ただし、日本の上場企業の数は、そのスピードは置くとしても、減少する可能性は十分にあると思います。
そのトリガーのひとつが政策保有株をめぐる動きです。いわゆる持ち合い株で、これが減る方向にあるのは間違いない。肝は岩盤的に持っている会社、業界の理解が進むかどうか。
とはいえ、私たちの投資先企業でも、いまだに持ち合い株の話をすると、感情的になって逆ギレするようなところもあります。“安定株主”がいないと不安でしょうがないのでしょうが、そもそも株主から預かった資産を使って取引先の株式を買い、その取締役個人の“地位保全”に協力していいのか、という根本的な問題があるのです。

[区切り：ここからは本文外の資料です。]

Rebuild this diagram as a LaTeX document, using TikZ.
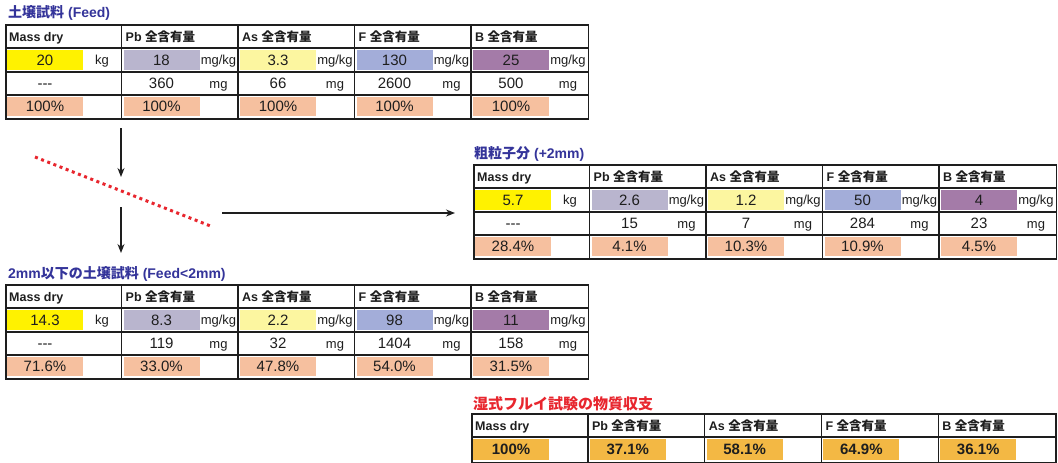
\documentclass[tikz,border=0pt]{standalone}
\usepackage{fontspec}
\setmainfont{Liberation Sans}
\newfontfamily\jp{Noto Sans CJK JP}
\usetikzlibrary{arrows.meta}
\definecolor{cMass}{HTML}{FFF200}
\definecolor{cPb}{HTML}{B9B5CE}
\definecolor{cAs}{HTML}{FCF6A0}
\definecolor{cF}{HTML}{A3ADD9}
\definecolor{cB}{HTML}{A47BA8}
\definecolor{cPct}{HTML}{F6C09F}
\definecolor{cGold}{HTML}{F3B844}
\definecolor{cTitle}{HTML}{34349A}
\definecolor{cRed}{HTML}{E8262E}
\definecolor{cInk}{HTML}{1E1E1E}
\newcommand\J[1]{{\jp #1}}
\tikzset{
  hdr/.style={anchor=base west, inner sep=0pt, text=cInk, font=\bfseries\fontsize{12.5}{13}\selectfont},
  num/.style={anchor=base, inner sep=0pt, text=cInk, font=\fontsize{15}{15}\selectfont},
  bnum/.style={anchor=base, inner sep=0pt, text=cInk, font=\bfseries\fontsize{15}{15}\selectfont},
  unit/.style={anchor=base, inner sep=0pt, text=cInk, font=\fontsize{13}{13}\selectfont},
  gridbox/.style={draw=cInk, line width=1.7pt, inner sep=0pt},
  gridline/.style={draw=cInk, line width=1.4pt},
  ttl/.style={anchor=west, inner sep=0pt, text=cTitle, font=\bfseries\fontsize{14}{14}\selectfont},
  arr/.style={-{Stealth[length=9pt,width=7pt]}, line width=1.3pt, draw=cInk},
  reddots/.style={draw=cRed, line width=3pt, dash pattern=on 3pt off 3.6pt}
}
% one column of a 4-row table
\newcommand\dcol[8]{%
  \fill[#4] (2,26) rectangle (78,46);
  \fill[cPct] (2,73) rectangle (78,92);
  \node[hdr] (#1h) at (4,17) {#2};
  \node[num] (#1v) at (40,41.4) {#3};
  \node[unit] (#1u) at (97,40.8) {#5};
  \node[num] (#1a) at (40,64.9) {#6};
  \if\relax\detokenize{#7}\relax\else\node[unit] (#1au) at (97,64.3) {#7};\fi
  \node[num] (#1p) at (40,87.9) {#8};
}
\newcommand\tgrid[3]{%
  \node[gridbox, anchor=north west, minimum width=582.5pt, minimum height=94pt] (#1) at (#2,#3) {};
  \begin{scope}[shift={(#2,#3)}]
    \foreach \yy in {24,48,71} \draw[gridline] (0,\yy) -- (582.5,\yy);
    \foreach \xx in {1,2,3,4} \draw[gridline] (\xx*116.5,0) -- (\xx*116.5,94);
  \end{scope}}
\newcommand\mcol[3]{%
  \fill[cGold] (2,26) rectangle (78,47);
  \node[hdr] (#1h) at (4,17) {#2};
  \node[bnum] (#1p) at (40,41.9) {#3};
}
\newcommand\dashes{-{}-{}-}
\begin{document}
\begin{tikzpicture}[x=1pt,y=-1pt]
\useasboundingbox[fill=white] (0,0) rectangle (1058,463);

% ---------- Table 1 : Feed ----------
\node[ttl] (ttl1) at (8,13) {\J{土壌試料} (Feed)};
\begin{scope}[shift={(5,24)}]
  \dcol{ta}{Mass dry}{20}{cMass}{kg}{\dashes}{}{100\%}
  \begin{scope}[shift={(116.5,0)}]\dcol{tb}{Pb \J{全含有量}}{18}{cPb}{mg/kg}{360}{mg}{100\%}\end{scope}
  \begin{scope}[shift={(233,0)}]\dcol{tc}{As \J{全含有量}}{3.3}{cAs}{mg/kg}{66}{mg}{100\%}\end{scope}
  \begin{scope}[shift={(349.5,0)}]\dcol{td}{F \J{全含有量}}{130}{cF}{mg/kg}{2600}{mg}{100\%}\end{scope}
  \begin{scope}[shift={(466,0)}]\dcol{te}{B \J{全含有量}}{25}{cB}{mg/kg}{500}{mg}{100\%}\end{scope}
\end{scope}
\tgrid{T1}{5}{24}

% ---------- Table 2 : coarse (+2mm) ----------
\node[ttl] (ttl2) at (474,154) {\J{粗粒子分} (+2mm)};
\begin{scope}[shift={(473,164)}]
  \dcol{ra}{Mass dry}{5.7}{cMass}{kg}{\dashes}{}{28.4\%}
  \begin{scope}[shift={(116.5,0)}]\dcol{rb}{Pb \J{全含有量}}{2.6}{cPb}{mg/kg}{15}{mg}{4.1\%}\end{scope}
  \begin{scope}[shift={(233,0)}]\dcol{rc}{As \J{全含有量}}{1.2}{cAs}{mg/kg}{7}{mg}{10.3\%}\end{scope}
  \begin{scope}[shift={(349.5,0)}]\dcol{rd}{F \J{全含有量}}{50}{cF}{mg/kg}{284}{mg}{10.9\%}\end{scope}
  \begin{scope}[shift={(466,0)}]\dcol{re}{B \J{全含有量}}{4}{cB}{mg/kg}{23}{mg}{4.5\%}\end{scope}
\end{scope}
\tgrid{T2}{473}{164}

% ---------- Table 3 : Feed<2mm ----------
\node[ttl] (ttl3) at (8,274) {2mm\J{以下の土壌試料} (Feed<2mm)};
\begin{scope}[shift={(5,284)}]
  \dcol{ba}{Mass dry}{14.3}{cMass}{kg}{\dashes}{}{71.6\%}
  \begin{scope}[shift={(116.5,0)}]\dcol{bb}{Pb \J{全含有量}}{8.3}{cPb}{mg/kg}{119}{mg}{33.0\%}\end{scope}
  \begin{scope}[shift={(233,0)}]\dcol{bc}{As \J{全含有量}}{2.2}{cAs}{mg/kg}{32}{mg}{47.8\%}\end{scope}
  \begin{scope}[shift={(349.5,0)}]\dcol{bd}{F \J{全含有量}}{98}{cF}{mg/kg}{1404}{mg}{54.0\%}\end{scope}
  \begin{scope}[shift={(466,0)}]\dcol{be}{B \J{全含有量}}{11}{cB}{mg/kg}{158}{mg}{31.5\%}\end{scope}
\end{scope}
\tgrid{T3}{5}{284}

% ---------- Table 4 : mass balance ----------
\node[ttl, text=cRed, font=\bfseries\fontsize{15}{15}\selectfont] (ttl4) at (473,404) {\J{湿式フルイ試験の物質収支}};
\begin{scope}[shift={(471,413)}]
  \mcol{ma}{Mass dry}{100\%}
  \begin{scope}[shift={(116.8,0)}]\mcol{mb}{Pb \J{全含有量}}{37.1\%}\end{scope}
  \begin{scope}[shift={(233.6,0)}]\mcol{mc}{As \J{全含有量}}{58.1\%}\end{scope}
  \begin{scope}[shift={(350.4,0)}]\mcol{md}{F \J{全含有量}}{64.9\%}\end{scope}
  \begin{scope}[shift={(467.2,0)}]\mcol{me}{B \J{全含有量}}{36.1\%}\end{scope}
\end{scope}
\node[gridbox, anchor=north west, minimum width=584pt, minimum height=49pt] (T4) at (471,413) {};
\draw[gridline] (T4.west |- 0,437) -- (T4.east |- 0,437);
\foreach \xx in {1,2,3,4} \draw[gridline] (471+\xx*116.8,413) -- (471+\xx*116.8,462);

% ---------- connectors ----------
\coordinate (d1s) at (121,128);
\coordinate (d1e) at (121,177);
\coordinate (d2s) at (121,207);
\coordinate (d2e) at (121,253);
\coordinate (hs) at (222,213);
\coordinate (he) at (455,213);
\coordinate (cutA) at (35,157);
\coordinate (cutB) at (213,227);
\draw[arr] (d1s) -- (d1e);
\draw[arr] (d2s) -- (d2e);
\draw[arr] (hs) -- (he);
\draw[reddots] (cutA) -- (cutB);
\end{tikzpicture}
\end{document}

また、投資ファンドの「ウルフパック」(群狼戦術、複数の投資家が協力関係を隠しながら、一気に当該上場企業に攻勢を掛けて株主還元などの要求を実現させようとする投資戦術)が話題となるなら、「政策保有株主パック」も話題にならないとおかしい。
政策保有株主は、互いに会社側の提案に株主総会では自動的に賛成することにしているわけですから、これはウルフパックで問題視される「共同保有」にほかなりません。それなら、これらの株主が合計で5%以上になるなら金融商品取引法(金商法)に則って大量保有報告書の共同保有者として公表しないと、法律違反の疑いがあるのではないでしょうか。
会社法の解釈・運用でも経営者側に有利で、株主側が不利になるようなケースは結構存在するのが現状です。
経営者の責任追及に関しても会社法上はなかなか難しくて、善管注意義務違反と言っても、例えば高値の買収オファーを蹴って安値のオファーの会社などに身売りした場合、「経営判断」という同じような考え方であっても、米国だったら経営者の責任が問われますが、今のところは日本では、株主側が裁判で勝つことは困難でしょう。
また、会社から株主に交付する書面は電子的方法が認められる一方で、株主が開示請求する株主名簿などは電子データではもらえないし、議決権行使書の株主提案議案に対し株主が印を付けずに送ると「反対」と取扱われ、会社提案の場合は「賛成」と取扱えるとか、色々あって語り尽くせません。総会屋時代の名残でしょうが、株式会社の主権者である株主に対して非常に不親切な状況は現在もほとんど変わっていません。